Return each entry exactly, omitting nothing.
begin Provided data
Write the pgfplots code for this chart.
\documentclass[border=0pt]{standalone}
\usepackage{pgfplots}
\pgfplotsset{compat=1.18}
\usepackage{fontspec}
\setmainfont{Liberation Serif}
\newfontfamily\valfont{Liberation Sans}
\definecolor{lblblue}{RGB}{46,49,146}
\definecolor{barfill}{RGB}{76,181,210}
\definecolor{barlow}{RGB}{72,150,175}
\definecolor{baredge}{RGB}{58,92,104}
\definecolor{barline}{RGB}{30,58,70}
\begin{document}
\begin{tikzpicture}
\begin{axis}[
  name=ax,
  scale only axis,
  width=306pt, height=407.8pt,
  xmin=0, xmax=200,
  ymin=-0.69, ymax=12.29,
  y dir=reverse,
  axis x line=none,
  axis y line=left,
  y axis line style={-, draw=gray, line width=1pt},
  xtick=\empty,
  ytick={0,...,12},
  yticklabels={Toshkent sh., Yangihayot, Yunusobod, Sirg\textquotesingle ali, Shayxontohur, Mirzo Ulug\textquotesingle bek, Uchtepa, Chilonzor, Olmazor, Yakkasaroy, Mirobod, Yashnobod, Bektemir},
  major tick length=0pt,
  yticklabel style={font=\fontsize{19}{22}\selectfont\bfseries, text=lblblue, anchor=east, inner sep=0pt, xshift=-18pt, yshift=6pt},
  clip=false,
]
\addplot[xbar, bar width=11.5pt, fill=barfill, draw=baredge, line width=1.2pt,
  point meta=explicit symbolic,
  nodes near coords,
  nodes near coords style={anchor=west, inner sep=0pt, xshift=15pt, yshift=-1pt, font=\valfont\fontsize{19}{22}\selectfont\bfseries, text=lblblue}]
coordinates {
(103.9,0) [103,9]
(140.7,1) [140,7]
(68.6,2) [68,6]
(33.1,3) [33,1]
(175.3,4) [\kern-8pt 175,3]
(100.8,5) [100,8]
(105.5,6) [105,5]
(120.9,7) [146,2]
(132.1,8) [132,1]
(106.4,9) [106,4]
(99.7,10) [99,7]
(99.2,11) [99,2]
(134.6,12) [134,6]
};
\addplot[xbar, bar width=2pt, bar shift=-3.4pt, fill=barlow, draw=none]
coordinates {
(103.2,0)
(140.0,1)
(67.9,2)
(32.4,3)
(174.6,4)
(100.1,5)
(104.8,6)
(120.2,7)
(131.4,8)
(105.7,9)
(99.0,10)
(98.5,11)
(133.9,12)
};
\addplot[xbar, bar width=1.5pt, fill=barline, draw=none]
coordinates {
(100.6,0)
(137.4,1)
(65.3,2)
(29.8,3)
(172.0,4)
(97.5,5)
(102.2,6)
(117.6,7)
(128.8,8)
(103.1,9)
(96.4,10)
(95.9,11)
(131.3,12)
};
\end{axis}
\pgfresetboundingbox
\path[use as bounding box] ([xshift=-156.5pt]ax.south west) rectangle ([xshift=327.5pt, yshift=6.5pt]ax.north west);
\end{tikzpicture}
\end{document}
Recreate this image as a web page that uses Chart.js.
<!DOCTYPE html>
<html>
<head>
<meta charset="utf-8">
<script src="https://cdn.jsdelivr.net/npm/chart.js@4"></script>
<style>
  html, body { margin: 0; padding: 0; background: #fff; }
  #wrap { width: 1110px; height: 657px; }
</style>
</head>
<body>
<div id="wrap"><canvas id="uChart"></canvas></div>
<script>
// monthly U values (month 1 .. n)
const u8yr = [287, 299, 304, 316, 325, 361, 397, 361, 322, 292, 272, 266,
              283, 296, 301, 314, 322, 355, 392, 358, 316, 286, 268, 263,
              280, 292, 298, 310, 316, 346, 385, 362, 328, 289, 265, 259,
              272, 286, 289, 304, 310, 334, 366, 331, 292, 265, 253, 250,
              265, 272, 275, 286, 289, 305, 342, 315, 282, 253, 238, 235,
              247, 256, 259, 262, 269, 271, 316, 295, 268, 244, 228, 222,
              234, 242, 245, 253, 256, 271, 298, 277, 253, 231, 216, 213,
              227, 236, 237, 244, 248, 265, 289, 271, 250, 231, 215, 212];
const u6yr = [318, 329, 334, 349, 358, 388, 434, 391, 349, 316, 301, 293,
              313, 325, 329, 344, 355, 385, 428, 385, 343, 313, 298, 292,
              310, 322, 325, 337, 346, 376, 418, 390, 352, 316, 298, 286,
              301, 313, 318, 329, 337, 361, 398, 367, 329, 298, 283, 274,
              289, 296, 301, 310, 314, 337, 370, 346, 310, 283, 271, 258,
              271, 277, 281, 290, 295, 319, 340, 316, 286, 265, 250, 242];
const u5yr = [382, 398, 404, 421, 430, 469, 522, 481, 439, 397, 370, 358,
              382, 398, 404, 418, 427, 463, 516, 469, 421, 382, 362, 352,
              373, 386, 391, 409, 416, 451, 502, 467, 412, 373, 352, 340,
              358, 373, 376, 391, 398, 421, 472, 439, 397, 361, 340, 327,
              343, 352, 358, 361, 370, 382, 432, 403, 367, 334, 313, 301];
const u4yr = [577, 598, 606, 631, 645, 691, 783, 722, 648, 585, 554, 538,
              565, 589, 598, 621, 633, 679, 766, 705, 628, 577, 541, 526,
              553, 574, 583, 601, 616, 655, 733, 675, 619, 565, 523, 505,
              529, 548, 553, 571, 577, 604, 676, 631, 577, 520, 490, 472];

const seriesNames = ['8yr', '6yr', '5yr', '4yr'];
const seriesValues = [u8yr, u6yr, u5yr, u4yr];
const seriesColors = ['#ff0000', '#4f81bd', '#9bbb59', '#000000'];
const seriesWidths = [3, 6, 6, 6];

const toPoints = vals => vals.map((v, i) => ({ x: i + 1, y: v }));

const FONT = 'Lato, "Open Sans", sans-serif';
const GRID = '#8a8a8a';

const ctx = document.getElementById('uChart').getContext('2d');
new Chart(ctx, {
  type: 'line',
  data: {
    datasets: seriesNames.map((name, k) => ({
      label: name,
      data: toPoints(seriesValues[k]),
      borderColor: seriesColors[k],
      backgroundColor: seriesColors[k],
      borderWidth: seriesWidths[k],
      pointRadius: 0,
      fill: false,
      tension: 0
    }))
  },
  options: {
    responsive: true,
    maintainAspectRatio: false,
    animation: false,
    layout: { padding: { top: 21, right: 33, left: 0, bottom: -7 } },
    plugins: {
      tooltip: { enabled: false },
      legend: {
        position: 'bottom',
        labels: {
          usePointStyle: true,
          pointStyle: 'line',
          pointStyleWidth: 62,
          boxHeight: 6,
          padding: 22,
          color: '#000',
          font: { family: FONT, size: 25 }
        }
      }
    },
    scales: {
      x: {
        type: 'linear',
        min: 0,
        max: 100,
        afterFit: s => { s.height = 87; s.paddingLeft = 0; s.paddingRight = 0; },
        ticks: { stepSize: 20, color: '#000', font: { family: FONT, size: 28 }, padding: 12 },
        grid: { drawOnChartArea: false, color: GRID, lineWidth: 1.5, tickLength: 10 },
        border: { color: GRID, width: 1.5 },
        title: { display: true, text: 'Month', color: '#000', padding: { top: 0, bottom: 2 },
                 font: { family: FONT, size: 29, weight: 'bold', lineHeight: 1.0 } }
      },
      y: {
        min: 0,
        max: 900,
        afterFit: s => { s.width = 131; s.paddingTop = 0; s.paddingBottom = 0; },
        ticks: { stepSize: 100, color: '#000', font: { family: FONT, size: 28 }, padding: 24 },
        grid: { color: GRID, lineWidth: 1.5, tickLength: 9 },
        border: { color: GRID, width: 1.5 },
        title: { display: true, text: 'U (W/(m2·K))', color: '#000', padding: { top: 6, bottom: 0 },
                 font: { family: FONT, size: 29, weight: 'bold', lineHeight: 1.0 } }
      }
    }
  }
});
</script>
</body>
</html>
end Provided data
▶ Solved exercise:
Write the pgfplots code for this chart.
\documentclass[border=0pt]{standalone}
\usepackage{pgfplots}
\pgfplotsset{compat=1.18}
\usepackage{fontspec}
\setmainfont{Liberation Serif}
\newfontfamily\valfont{Liberation Sans}
\definecolor{lblblue}{RGB}{46,49,146}
\definecolor{barfill}{RGB}{76,181,210}
\definecolor{barlow}{RGB}{72,150,175}
\definecolor{baredge}{RGB}{58,92,104}
\definecolor{barline}{RGB}{30,58,70}
\begin{document}
\begin{tikzpicture}
\begin{axis}[
  name=ax,
  scale only axis,
  width=306pt, height=407.8pt,
  xmin=0, xmax=200,
  ymin=-0.69, ymax=12.29,
  y dir=reverse,
  axis x line=none,
  axis y line=left,
  y axis line style={-, draw=gray, line width=1pt},
  xtick=\empty,
  ytick={0,...,12},
  yticklabels={Toshkent sh., Yangihayot, Yunusobod, Sirg\textquotesingle ali, Shayxontohur, Mirzo Ulug\textquotesingle bek, Uchtepa, Chilonzor, Olmazor, Yakkasaroy, Mirobod, Yashnobod, Bektemir},
  major tick length=0pt,
  yticklabel style={font=\fontsize{19}{22}\selectfont\bfseries, text=lblblue, anchor=east, inner sep=0pt, xshift=-18pt, yshift=6pt},
  clip=false,
]
\addplot[xbar, bar width=11.5pt, fill=barfill, draw=baredge, line width=1.2pt,
  point meta=explicit symbolic,
  nodes near coords,
  nodes near coords style={anchor=west, inner sep=0pt, xshift=15pt, yshift=-1pt, font=\valfont\fontsize{19}{22}\selectfont\bfseries, text=lblblue}]
coordinates {
(103.9,0) [103,9]
(140.7,1) [140,7]
(68.6,2) [68,6]
(33.1,3) [33,1]
(175.3,4) [\kern-8pt 175,3]
(100.8,5) [100,8]
(105.5,6) [105,5]
(120.9,7) [146,2]
(132.1,8) [132,1]
(106.4,9) [106,4]
(99.7,10) [99,7]
(99.2,11) [99,2]
(134.6,12) [134,6]
};
\addplot[xbar, bar width=2pt, bar shift=-3.4pt, fill=barlow, draw=none]
coordinates {
(103.2,0)
(140.0,1)
(67.9,2)
(32.4,3)
(174.6,4)
(100.1,5)
(104.8,6)
(120.2,7)
(131.4,8)
(105.7,9)
(99.0,10)
(98.5,11)
(133.9,12)
};
\addplot[xbar, bar width=1.5pt, fill=barline, draw=none]
coordinates {
(100.6,0)
(137.4,1)
(65.3,2)
(29.8,3)
(172.0,4)
(97.5,5)
(102.2,6)
(117.6,7)
(128.8,8)
(103.1,9)
(96.4,10)
(95.9,11)
(131.3,12)
};
\end{axis}
\pgfresetboundingbox
\path[use as bounding box] ([xshift=-156.5pt]ax.south west) rectangle ([xshift=327.5pt, yshift=6.5pt]ax.north west);
\end{tikzpicture}
\end{document}
Recreate this image as a web page that uses Chart.js.
<!DOCTYPE html>
<html>
<head>
<meta charset="utf-8">
<script src="https://cdn.jsdelivr.net/npm/chart.js@4"></script>
<style>
  html, body { margin: 0; padding: 0; background: #fff; }
  #wrap { width: 1110px; height: 657px; }
</style>
</head>
<body>
<div id="wrap"><canvas id="uChart"></canvas></div>
<script>
// monthly U values (month 1 .. n)
const u8yr = [287, 299, 304, 316, 325, 361, 397, 361, 322, 292, 272, 266,
              283, 296, 301, 314, 322, 355, 392, 358, 316, 286, 268, 263,
              280, 292, 298, 310, 316, 346, 385, 362, 328, 289, 265, 259,
              272, 286, 289, 304, 310, 334, 366, 331, 292, 265, 253, 250,
              265, 272, 275, 286, 289, 305, 342, 315, 282, 253, 238, 235,
              247, 256, 259, 262, 269, 271, 316, 295, 268, 244, 228, 222,
              234, 242, 245, 253, 256, 271, 298, 277, 253, 231, 216, 213,
              227, 236, 237, 244, 248, 265, 289, 271, 250, 231, 215, 212];
const u6yr = [318, 329, 334, 349, 358, 388, 434, 391, 349, 316, 301, 293,
              313, 325, 329, 344, 355, 385, 428, 385, 343, 313, 298, 292,
              310, 322, 325, 337, 346, 376, 418, 390, 352, 316, 298, 286,
              301, 313, 318, 329, 337, 361, 398, 367, 329, 298, 283, 274,
              289, 296, 301, 310, 314, 337, 370, 346, 310, 283, 271, 258,
              271, 277, 281, 290, 295, 319, 340, 316, 286, 265, 250, 242];
const u5yr = [382, 398, 404, 421, 430, 469, 522, 481, 439, 397, 370, 358,
              382, 398, 404, 418, 427, 463, 516, 469, 421, 382, 362, 352,
              373, 386, 391, 409, 416, 451, 502, 467, 412, 373, 352, 340,
              358, 373, 376, 391, 398, 421, 472, 439, 397, 361, 340, 327,
              343, 352, 358, 361, 370, 382, 432, 403, 367, 334, 313, 301];
const u4yr = [577, 598, 606, 631, 645, 691, 783, 722, 648, 585, 554, 538,
              565, 589, 598, 621, 633, 679, 766, 705, 628, 577, 541, 526,
              553, 574, 583, 601, 616, 655, 733, 675, 619, 565, 523, 505,
              529, 548, 553, 571, 577, 604, 676, 631, 577, 520, 490, 472];

const seriesNames = ['8yr', '6yr', '5yr', '4yr'];
const seriesValues = [u8yr, u6yr, u5yr, u4yr];
const seriesColors = ['#ff0000', '#4f81bd', '#9bbb59', '#000000'];
const seriesWidths = [3, 6, 6, 6];

const toPoints = vals => vals.map((v, i) => ({ x: i + 1, y: v }));

const FONT = 'Lato, "Open Sans", sans-serif';
const GRID = '#8a8a8a';

const ctx = document.getElementById('uChart').getContext('2d');
new Chart(ctx, {
  type: 'line',
  data: {
    datasets: seriesNames.map((name, k) => ({
      label: name,
      data: toPoints(seriesValues[k]),
      borderColor: seriesColors[k],
      backgroundColor: seriesColors[k],
      borderWidth: seriesWidths[k],
      pointRadius: 0,
      fill: false,
      tension: 0
    }))
  },
  options: {
    responsive: true,
    maintainAspectRatio: false,
    animation: false,
    layout: { padding: { top: 21, right: 33, left: 0, bottom: -7 } },
    plugins: {
      tooltip: { enabled: false },
      legend: {
        position: 'bottom',
        labels: {
          usePointStyle: true,
          pointStyle: 'line',
          pointStyleWidth: 62,
          boxHeight: 6,
          padding: 22,
          color: '#000',
          font: { family: FONT, size: 25 }
        }
      }
    },
    scales: {
      x: {
        type: 'linear',
        min: 0,
        max: 100,
        afterFit: s => { s.height = 87; s.paddingLeft = 0; s.paddingRight = 0; },
        ticks: { stepSize: 20, color: '#000', font: { family: FONT, size: 28 }, padding: 12 },
        grid: { drawOnChartArea: false, color: GRID, lineWidth: 1.5, tickLength: 10 },
        border: { color: GRID, width: 1.5 },
        title: { display: true, text: 'Month', color: '#000', padding: { top: 0, bottom: 2 },
                 font: { family: FONT, size: 29, weight: 'bold', lineHeight: 1.0 } }
      },
      y: {
        min: 0,
        max: 900,
        afterFit: s => { s.width = 131; s.paddingTop = 0; s.paddingBottom = 0; },
        ticks: { stepSize: 100, color: '#000', font: { family: FONT, size: 28 }, padding: 24 },
        grid: { color: GRID, lineWidth: 1.5, tickLength: 9 },
        border: { color: GRID, width: 1.5 },
        title: { display: true, text: 'U (W/(m2·K))', color: '#000', padding: { top: 6, bottom: 0 },
                 font: { family: FONT, size: 29, weight: 'bold', lineHeight: 1.0 } }
      }
    }
  }
});
</script>
</body>
</html>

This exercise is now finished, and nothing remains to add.